• _DATA PROVIDED_

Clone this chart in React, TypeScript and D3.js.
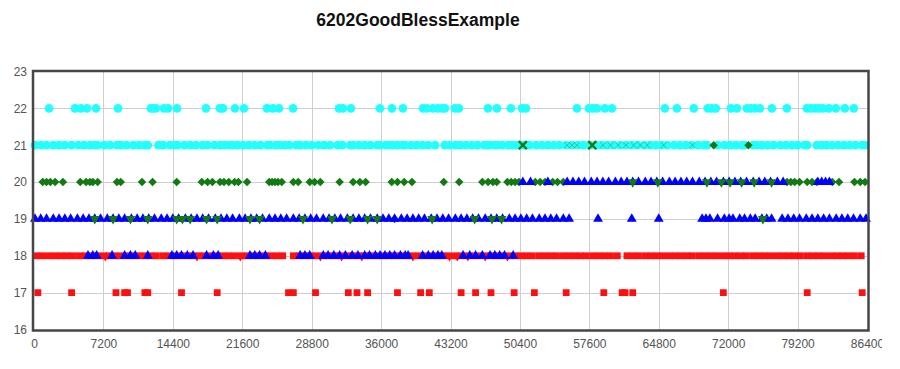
import React, { useEffect, useRef } from 'react';
import * as d3 from 'd3';

// x is seconds of the day, y is the level each mark sits on
const xTicks = [0, 7200, 14400, 21600, 28800, 36000, 43200, 50400, 57600, 64800, 72000, 79200, 86400];
const yTicks = [16, 17, 18, 19, 20, 21, 22, 23];

const cyanCircles22 = [1560, 4250, 4870, 5500, 6430, 8710, 12130, 12340, 12650, 13480, 13900, 14830, 17840, 19290, 19600, 20840, 21780, 24160, 24780, 25410, 26860, 31630, 32040, 32870, 35880, 37120, 38270, 40340, 40750, 41380, 41890, 42310, 42620, 43660, 44070, 47080, 48010, 49460, 50610, 51020, 56310, 57550, 57970, 58380, 59210, 59940, 65430, 66680, 68440, 69890, 70310, 70720, 72280, 72900, 73940, 74350, 74770, 75290, 76530, 78090, 80160, 80570, 80990, 81400, 81820, 82440, 83170, 84100, 85030];

const cyanCircles21 = [100, 700, 1300, 2000, 2600, 3200, 3900, 4600, 5200, 5800, 6300, 6600, 7300, 7900, 8600, 9000, 9600, 10300, 10900, 11500, 11800, 12900, 13400, 14100, 14600, 14900, 15600, 16200, 16800, 17500, 18000, 18700, 19300, 19800, 20300, 20600, 21100, 21700, 22300, 22900, 23500, 24200, 24500, 25100, 25500, 26000, 26500, 27200, 27600, 28200, 28800, 29500, 30100, 30700, 31500, 32000, 32800, 33100, 33700, 34300, 34900, 35600, 35900, 36500, 36900, 37200, 37700, 38200, 38500, 39100, 39700, 40300, 40900, 41600, 42600, 43100, 43700, 44200, 44800, 45400, 46000, 46700, 47000, 47300, 47800, 48100, 48600, 49200, 49600, 50000, 50400, 50800, 51400, 52100, 52700, 53300, 53900, 54500, 55200, 55800, 56400, 57000, 57700, 58300, 58900, 59500, 60100, 60800, 61400, 62000, 62600, 63300, 63900, 64500, 65100, 65700, 66400, 67000, 67600, 68200, 68900, 69500, 69800, 70900, 71600, 72200, 72800, 73400, 73700, 74600, 75000, 75500, 76100, 76700, 77400, 78000, 78600, 79200, 79900, 80200, 81200, 81700, 82200, 82800, 83400, 84000, 84600, 85200, 85900, 86200];

const greenDiamonds20 = [900, 1300, 1700, 2200, 3000, 4800, 5400, 5800, 6100, 6600, 8600, 9000, 11200, 12300, 14800, 17400, 18000, 18500, 19300, 19700, 20200, 20800, 21200, 22100, 24400, 24700, 25000, 25300, 25700, 26900, 27400, 28600, 29100, 29700, 31700, 33100, 33800, 34400, 37100, 37700, 38400, 39200, 42500, 44100, 46500, 47100, 47600, 48000, 49100, 49500, 49900, 50300, 52000, 52500, 53000, 53800, 54300, 54900, 78100, 78500, 78900, 79400, 80200, 80700, 81200, 82800, 83500, 85100, 85700, 86200];
const greenDiamonds21 = [70500, 74100];
const greenDiamonds19 = [37400];

const greenCrosses21 = [50700, 57900];
const greenCrossesFaint21 = [55300, 55800, 56300, 59000, 59800, 60600, 61400, 62200, 62900, 63600, 65300, 68300];

const blueTriangles20 = [50700, 51500, 53300, 55300, 55900, 56500, 57100, 57800, 58400, 59000, 59600, 60300, 60900, 61500, 62100, 62700, 63400, 64000, 64600, 65200, 65900, 66500, 67100, 67700, 68300, 69000, 69600, 70200, 70800, 71500, 72100, 72700, 73300, 73900, 74600, 75200, 75800, 76400, 77100, 77700, 81300, 81700, 82100, 82500];

const blueTriangles19 = [100, 700, 1300, 2000, 2600, 3200, 3800, 4500, 5100, 5700, 6300, 6900, 7600, 8200, 8800, 9400, 10100, 10700, 11300, 11900, 12500, 13200, 13800, 14400, 15000, 15700, 16300, 16900, 17500, 18100, 18800, 19400, 20000, 20600, 21300, 21900, 22500, 23100, 23700, 24400, 25000, 25600, 26200, 26900, 27500, 28100, 28700, 29300, 30000, 30600, 31200, 31800, 32500, 33100, 33700, 34300, 34900, 35600, 36200, 36800, 37400, 38100, 38700, 39300, 39900, 40500, 41200, 41800, 42400, 43000, 43700, 44300, 44900, 45500, 46100, 46800, 47400, 48000, 48600, 49300, 49900, 50500, 51100, 51700, 52400, 53000, 53600, 54200, 54900, 55500, 58500, 62000, 64800, 69300, 69700, 70100, 70900, 71600, 72100, 72500, 73200, 73700, 74300, 74800, 75500, 76000, 76500, 77600, 78200, 78800, 79400, 80100, 80700, 81300, 81900, 82500, 83200, 83800, 84400, 85000, 85700, 86300];

const blueTriangles18 = [5600, 6100, 6500, 8100, 9400, 10000, 10500, 11800, 14300, 14800, 15300, 15900, 16500, 17900, 18600, 19100, 22400, 22900, 23400, 24000, 27600, 28100, 28600, 30000, 30500, 31100, 31700, 32300, 33000, 33600, 34300, 34800, 35400, 35900, 36400, 36900, 37400, 38000, 38500, 38800, 40300, 40900, 41400, 41900, 42300, 44500, 45200, 45800, 46500, 47300, 47800, 48300, 48800, 49700];

const greenDown20 = [62100, 64700, 69800, 71300, 72200, 73400, 74700, 76500];
const greenDown19 = [6300, 8200, 10000, 11800, 14800, 15400, 16200, 17900, 19000, 22400, 23400, 27900, 30900, 32800, 34600, 35600, 41300, 45700, 47500, 48500, 75600];

const redSquares18 = [300, 900, 1600, 2200, 2800, 3400, 4000, 4700, 5300, 5900, 6500, 7200, 7800, 8400, 9000, 9600, 10300, 10900, 11500, 12100, 12700, 13400, 14000, 14600, 15200, 15900, 16500, 17100, 17700, 18400, 19000, 19600, 20200, 20800, 21500, 22100, 22700, 23300, 24000, 24600, 25200, 25800, 26900, 27500, 28100, 28700, 29300, 30000, 30600, 31200, 31800, 32500, 33100, 33700, 34300, 34900, 35600, 36200, 36800, 37400, 38100, 38700, 39300, 39900, 40500, 41200, 41800, 42400, 43000, 43700, 44300, 44900, 45500, 46100, 46800, 47400, 48000, 48600, 49300, 49900, 50500, 51100, 51700, 52400, 53000, 53600, 54200, 54900, 55500, 56100, 56700, 57300, 58000, 58600, 59200, 59800, 60500, 61500, 62100, 62700, 63400, 64000, 64600, 65200, 65900, 66500, 67100, 67700, 68300, 69000, 69600, 70200, 70800, 71500, 72100, 72700, 73300, 73900, 74600, 75200, 75800, 76400, 77100, 77700, 78300, 78900, 79500, 80200, 80800, 81400, 82000, 82700, 83300, 83900, 84500, 85100, 85800];
const redDown18 = [7400, 16900, 21400, 29700, 31900, 34000, 39300, 43100, 43900, 45000, 46800, 49100];
const redSquares17 = [400, 3900, 8500, 9400, 9700, 11500, 11800, 15300, 19000, 26400, 26900, 29200, 32600, 33500, 34600, 37700, 40100, 41000, 44300, 45800, 47400, 49800, 51900, 55200, 59100, 61000, 61300, 62100, 71500, 80200, 85900];

const W = 874
const H = 355
const margin = { left: 26, right: 15, top: 63.5, bottom: 33.5 }
const font = '"Liberation Sans", Arial, Helvetica, sans-serif'

export default function App() {
    const ref = useRef<SVGSVGElement>(null)

    useEffect(() => {
        const svg = d3.select(ref.current)
        svg.selectAll('*').remove()

        const x = d3.scaleLinear().domain([0, 86400]).range([margin.left, W - margin.right])
        const y = d3.scaleLinear().domain([16, 23]).range([H - margin.bottom, margin.top])

        svg.append('text')
            .attr('x', 410).attr('y', 18)
            .attr('text-anchor', 'middle')
            .style('font-family', font).style('font-weight', 'bold').style('font-size', '17.5px')
            .attr('fill', '#111')
            .text('6202GoodBlessExample')

        // grid
        const grid = svg.append('g').attr('stroke', '#cfcfcf').attr('stroke-width', 1)
        grid.selectAll('line.v').data(xTicks.slice(1, -1)).join('line')
            .attr('x1', d => Math.round(x(d)) + 0.5).attr('x2', d => Math.round(x(d)) + 0.5)
            .attr('y1', y(23)).attr('y2', y(16))
        grid.selectAll('line.h').data(yTicks.slice(1, -1)).join('line')
            .attr('y1', d => Math.round(y(d)) + 0.5).attr('y2', d => Math.round(y(d)) + 0.5)
            .attr('x1', x(0)).attr('x2', x(86400))

        // tick labels (the last one runs past the edge, as in the original)
        const xAxis = d3.axisBottom(x).tickValues(xTicks).tickSize(0).tickPadding(9).tickFormat(d3.format('d'))
        const gx = svg.append('g').attr('transform', `translate(0,${y(16) + 1})`).call(xAxis)
        const yAxis = d3.axisLeft(y).tickValues(yTicks).tickSize(0).tickPadding(5).tickFormat(d3.format('d'))
        const gy = svg.append('g').attr('transform', `translate(${x(0) - 2},0)`).call(yAxis)
        for (const g of [gx, gy]) {
            g.select('.domain').remove()
            g.selectAll('text').attr('fill', '#545454').style('font-family', font).style('font-size', '12px')
        }

        const plot = svg.append('g')
        const sym = (type: d3.SymbolType, size: number) => d3.symbol().type(type).size(size)()!

        const draw = (xs: number[], level: number, shape: string, fill: string, rot = 0, extra?: (s: any) => void) => {
            const sel = plot.append('g').selectAll('path').data(xs).join('path')
                .attr('d', shape)
                .attr('transform', d => `translate(${x(d)},${y(level)}) rotate(${rot})`)
                .attr('fill', fill)
            if (extra) extra(sel)
            return sel
        }

        const circle = sym(d3.symbolCircle, 60)
        const diamond = sym(d3.symbolSquare, 36)
        const tri = sym(d3.symbolTriangle, 42)
        const square = sym(d3.symbolSquare, 46)
        const cross = sym(d3.symbolTimes, 44)
        const smallCross = sym(d3.symbolTimes, 26)

        const cyan = '#22ffff'
        const green = '#137a13'
        const blue = '#0000ff'
        const red = '#ff0f0f'

        draw(cyanCircles22, 22, circle, cyan)
        draw(cyanCircles21, 21, circle, cyan)
        draw(greenDiamonds20, 20, diamond, green, 45)
        draw(greenDiamonds21, 21, diamond, green, 45)
        draw(greenDiamonds19, 19, diamond, green, 45)
        draw(redSquares18, 18, square, red)
        draw(redDown18, 18, tri, red, 180)
        draw(redSquares17, 17, square, red)
        draw(blueTriangles18, 18, tri, blue)
        draw(blueTriangles19, 19, tri, blue)
        draw(blueTriangles20, 20, tri, blue)
        draw(greenDown19, 19, tri, green, 180)
        draw(greenDown20, 20, tri, green, 180)
        draw(greenCrosses21, 21, cross, 'none', 0, s => s.attr('stroke', green).attr('stroke-width', 2.4))
        draw(greenCrossesFaint21, 21, smallCross, 'none', 0, s => s.attr('stroke', green).attr('stroke-width', 1).attr('opacity', 0.4))

        // frame
        svg.append('rect')
            .attr('x', x(0) - 1).attr('y', y(23) - 0.5)
            .attr('width', x(86400) - x(0) + 2.5).attr('height', y(16) - y(23) + 1.5)
            .attr('fill', 'none').attr('stroke', '#464646').attr('stroke-width', 2.5)
    }, [])

    return (
        <div>
            <svg ref={ref} width={W} height={H} style={{ display: 'block', overflow: 'hidden' }}></svg>
        </div>
    )
}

• _WHAT TO DO_
Pick out all the lines with the word "React" in them and copy them.

• _COMPLETED TASK_
Clone this chart in React, TypeScript and D3.js.
import React, { useEffect, useRef } from 'react';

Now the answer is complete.